== INFORMATION SUPPLIED ==

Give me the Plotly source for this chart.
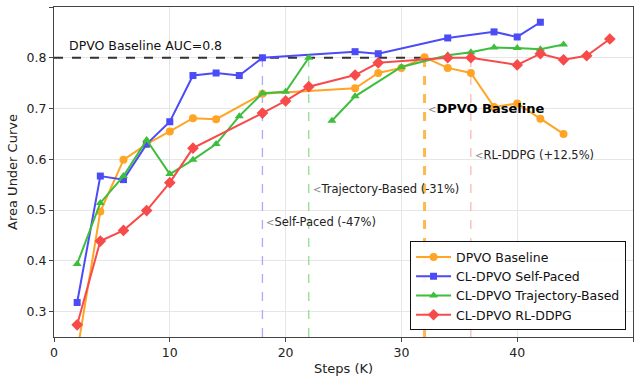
import plotly.graph_objects as go

# ---------------- data ----------------
base_x = [2, 4, 6, 8, 10, 12, 14, 18, 26, 28, 30, 32, 34, 36, 38, 40, 42, 44]
base_y = [0.22, 0.497, 0.599, 0.63, 0.655, 0.681, 0.679, 0.729, 0.740, 0.770, 0.780, 0.801, 0.780, 0.770, 0.703, 0.710, 0.680, 0.650]

self_x = [2, 4, 6, 8, 10, 12, 14, 16, 18, 26, 28, 34, 38, 40, 42]
self_y = [0.318, 0.567, 0.560, 0.630, 0.674, 0.765, 0.770, 0.765, 0.800, 0.812, 0.808, 0.839, 0.851, 0.841, 0.870]

traj_x = [2, 4, 6, 8, 10, 12, 14, 16, 18, 20, 22, 23, 24, 26, 30, 34, 36, 38, 40, 42, 44]
traj_y = [0.394, 0.514, 0.567, 0.638, 0.571, 0.599, 0.630, 0.685, 0.730, 0.733, 0.800, None, 0.676, 0.724, 0.782, 0.805, 0.811, 0.820, 0.819, 0.817, 0.826]

rl_x = [2, 4, 6, 8, 10, 12, 18, 20, 22, 26, 28, 34, 36, 40, 42, 44, 46, 48]
rl_y = [0.274, 0.439, 0.460, 0.499, 0.554, 0.622, 0.691, 0.715, 0.743, 0.766, 0.790, 0.800, 0.800, 0.786, 0.808, 0.796, 0.804, 0.837]

baseline_auc = 0.8
reach_steps = [18, 22, 32, 36]          # self-paced, trajectory, baseline, rl
reach_labels = ["Self-Paced (-47%)", "Trajectory-Based (-31%)", "DPVO Baseline", "RL-DDPG (+12.5%)"]
label_y = [0.477, 0.542, 0.700, 0.609]

x_ticks = [0, 10, 20, 30, 40, 50]
y_ticks = [0.3, 0.4, 0.5, 0.6, 0.7, 0.8, 0.9]

# ---------------- style ----------------
C_OR = "#FFA424"
C_BL = "#4B4BF7"
C_GR = "#3DBE3D"
C_RD = "#F74B4B"
FONT = "DejaVu Sans"

fig = go.Figure()

# threshold verticals
vcols = ["#A9A9FF", "#8FDF8F", "#FFB84D", "#FFA3A3"]
vw = [1.3, 1.3, 3, 1]
for xs, c, w in zip(reach_steps, vcols, vw):
    fig.add_trace(go.Scatter(x=[xs, xs], y=[0.25, baseline_auc], mode="lines",
                             line=dict(color=c, width=w, dash="dash"), showlegend=False, hoverinfo="skip"))

# baseline horizontal
fig.add_trace(go.Scatter(x=[0, reach_steps[2]], y=[baseline_auc, baseline_auc], mode="lines",
                         line=dict(color="#333333", width=2, dash="dash"), showlegend=False, hoverinfo="skip"))

fig.add_trace(go.Scatter(x=base_x, y=base_y, mode="lines+markers", name="DPVO Baseline",
                         line=dict(color=C_OR, width=2), marker=dict(symbol="circle", size=8, color=C_OR)))
fig.add_trace(go.Scatter(x=self_x, y=self_y, mode="lines+markers", name="CL-DPVO Self-Paced",
                         line=dict(color=C_BL, width=2), marker=dict(symbol="square", size=7, color=C_BL)))
fig.add_trace(go.Scatter(x=traj_x, y=traj_y, mode="lines+markers", name="CL-DPVO Trajectory-Based",
                         connectgaps=False,
                         line=dict(color=C_GR, width=2), marker=dict(symbol="triangle-up", size=8, color=C_GR)))
fig.add_trace(go.Scatter(x=rl_x, y=rl_y, mode="lines+markers", name="CL-DPVO RL-DDPG",
                         line=dict(color=C_RD, width=2), marker=dict(symbol="diamond", size=9, color=C_RD)))

annotations = [dict(x=1.1, y=0.825, xref="x", yref="y", text="DPVO Baseline AUC=0.8", showarrow=False,
                    xanchor="left", yanchor="middle", font=dict(family=FONT, size=12.5, color="#111"))]
for xs, lab, ly in zip(reach_steps, reach_labels, label_y):
    bold = lab == "DPVO Baseline"
    txt = "<span style='color:#888;font-size:10px'>&lt;</span>" + ("<b>%s</b>" % lab if bold else lab)
    annotations.append(dict(x=xs + 0.15, y=ly, xref="x", yref="y", text=txt, showarrow=False,
                            xanchor="left", yanchor="middle",
                            font=dict(family=FONT, size=13 if bold else 11.5, color="#000" if bold else "#222")))

fig.update_layout(
    width=639, height=386,
    margin=dict(l=54, r=6, t=7, b=49, autoexpand=False),
    paper_bgcolor="white", plot_bgcolor="white",
    font=dict(family=FONT, size=12, color="#222"),
    annotations=annotations,
    legend=dict(x=0.988, y=0.02, xanchor="right", yanchor="bottom",
                bordercolor="#111", borderwidth=1, bgcolor="rgba(255,255,255,0.9)",
                font=dict(family=FONT, size=12.5, color="#111"),
                tracegroupgap=0, itemwidth=35),
    xaxis=dict(range=[0, 50], tickvals=x_ticks, automargin=False,
               title=dict(text="Steps (K)", font=dict(size=13), standoff=4),
               showgrid=True, gridcolor="#E6E6E6", gridwidth=1, zeroline=False,
               showline=True, linecolor="#444", linewidth=1, mirror=True,
               ticks="outside", ticklen=4, tickcolor="#444", tickfont=dict(size=12.5)),
    yaxis=dict(range=[0.25, 0.9], tickvals=y_ticks, tickformat=".1f", automargin=False,
               title=dict(text="Area Under Curve", font=dict(size=13), standoff=6),
               showgrid=True, gridcolor="#E6E6E6", gridwidth=1, zeroline=False,
               showline=True, linecolor="#444", linewidth=1, mirror=True,
               ticks="outside", ticklen=4, tickcolor="#444", tickfont=dict(size=12.5)),
)

fig.write_html("out.html")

===

__INSTRUCTIONS FOR THE TASK__
Retype everything in the material word for word, minus pictures.

__SOLUTION TO THE EXERCISE__
Give me the Plotly source for this chart.
import plotly.graph_objects as go

# ---------------- data ----------------
base_x = [2, 4, 6, 8, 10, 12, 14, 18, 26, 28, 30, 32, 34, 36, 38, 40, 42, 44]
base_y = [0.22, 0.497, 0.599, 0.63, 0.655, 0.681, 0.679, 0.729, 0.740, 0.770, 0.780, 0.801, 0.780, 0.770, 0.703, 0.710, 0.680, 0.650]

self_x = [2, 4, 6, 8, 10, 12, 14, 16, 18, 26, 28, 34, 38, 40, 42]
self_y = [0.318, 0.567, 0.560, 0.630, 0.674, 0.765, 0.770, 0.765, 0.800, 0.812, 0.808, 0.839, 0.851, 0.841, 0.870]

traj_x = [2, 4, 6, 8, 10, 12, 14, 16, 18, 20, 22, 23, 24, 26, 30, 34, 36, 38, 40, 42, 44]
traj_y = [0.394, 0.514, 0.567, 0.638, 0.571, 0.599, 0.630, 0.685, 0.730, 0.733, 0.800, None, 0.676, 0.724, 0.782, 0.805, 0.811, 0.820, 0.819, 0.817, 0.826]

rl_x = [2, 4, 6, 8, 10, 12, 18, 20, 22, 26, 28, 34, 36, 40, 42, 44, 46, 48]
rl_y = [0.274, 0.439, 0.460, 0.499, 0.554, 0.622, 0.691, 0.715, 0.743, 0.766, 0.790, 0.800, 0.800, 0.786, 0.808, 0.796, 0.804, 0.837]

baseline_auc = 0.8
reach_steps = [18, 22, 32, 36]          # self-paced, trajectory, baseline, rl
reach_labels = ["Self-Paced (-47%)", "Trajectory-Based (-31%)", "DPVO Baseline", "RL-DDPG (+12.5%)"]
label_y = [0.477, 0.542, 0.700, 0.609]

x_ticks = [0, 10, 20, 30, 40, 50]
y_ticks = [0.3, 0.4, 0.5, 0.6, 0.7, 0.8, 0.9]

# ---------------- style ----------------
C_OR = "#FFA424"
C_BL = "#4B4BF7"
C_GR = "#3DBE3D"
C_RD = "#F74B4B"
FONT = "DejaVu Sans"

fig = go.Figure()

# threshold verticals
vcols = ["#A9A9FF", "#8FDF8F", "#FFB84D", "#FFA3A3"]
vw = [1.3, 1.3, 3, 1]
for xs, c, w in zip(reach_steps, vcols, vw):
    fig.add_trace(go.Scatter(x=[xs, xs], y=[0.25, baseline_auc], mode="lines",
                             line=dict(color=c, width=w, dash="dash"), showlegend=False, hoverinfo="skip"))

# baseline horizontal
fig.add_trace(go.Scatter(x=[0, reach_steps[2]], y=[baseline_auc, baseline_auc], mode="lines",
                         line=dict(color="#333333", width=2, dash="dash"), showlegend=False, hoverinfo="skip"))

fig.add_trace(go.Scatter(x=base_x, y=base_y, mode="lines+markers", name="DPVO Baseline",
                         line=dict(color=C_OR, width=2), marker=dict(symbol="circle", size=8, color=C_OR)))
fig.add_trace(go.Scatter(x=self_x, y=self_y, mode="lines+markers", name="CL-DPVO Self-Paced",
                         line=dict(color=C_BL, width=2), marker=dict(symbol="square", size=7, color=C_BL)))
fig.add_trace(go.Scatter(x=traj_x, y=traj_y, mode="lines+markers", name="CL-DPVO Trajectory-Based",
                         connectgaps=False,
                         line=dict(color=C_GR, width=2), marker=dict(symbol="triangle-up", size=8, color=C_GR)))
fig.add_trace(go.Scatter(x=rl_x, y=rl_y, mode="lines+markers", name="CL-DPVO RL-DDPG",
                         line=dict(color=C_RD, width=2), marker=dict(symbol="diamond", size=9, color=C_RD)))

annotations = [dict(x=1.1, y=0.825, xref="x", yref="y", text="DPVO Baseline AUC=0.8", showarrow=False,
                    xanchor="left", yanchor="middle", font=dict(family=FONT, size=12.5, color="#111"))]
for xs, lab, ly in zip(reach_steps, reach_labels, label_y):
    bold = lab == "DPVO Baseline"
    txt = "<span style='color:#888;font-size:10px'>&lt;</span>" + ("<b>%s</b>" % lab if bold else lab)
    annotations.append(dict(x=xs + 0.15, y=ly, xref="x", yref="y", text=txt, showarrow=False,
                            xanchor="left", yanchor="middle",
                            font=dict(family=FONT, size=13 if bold else 11.5, color="#000" if bold else "#222")))

fig.update_layout(
    width=639, height=386,
    margin=dict(l=54, r=6, t=7, b=49, autoexpand=False),
    paper_bgcolor="white", plot_bgcolor="white",
    font=dict(family=FONT, size=12, color="#222"),
    annotations=annotations,
    legend=dict(x=0.988, y=0.02, xanchor="right", yanchor="bottom",
                bordercolor="#111", borderwidth=1, bgcolor="rgba(255,255,255,0.9)",
                font=dict(family=FONT, size=12.5, color="#111"),
                tracegroupgap=0, itemwidth=35),
    xaxis=dict(range=[0, 50], tickvals=x_ticks, automargin=False,
               title=dict(text="Steps (K)", font=dict(size=13), standoff=4),
               showgrid=True, gridcolor="#E6E6E6", gridwidth=1, zeroline=False,
               showline=True, linecolor="#444", linewidth=1, mirror=True,
               ticks="outside", ticklen=4, tickcolor="#444", tickfont=dict(size=12.5)),
    yaxis=dict(range=[0.25, 0.9], tickvals=y_ticks, tickformat=".1f", automargin=False,
               title=dict(text="Area Under Curve", font=dict(size=13), standoff=6),
               showgrid=True, gridcolor="#E6E6E6", gridwidth=1, zeroline=False,
               showline=True, linecolor="#444", linewidth=1, mirror=True,
               ticks="outside", ticklen=4, tickcolor="#444", tickfont=dict(size=12.5)),
)

fig.write_html("out.html")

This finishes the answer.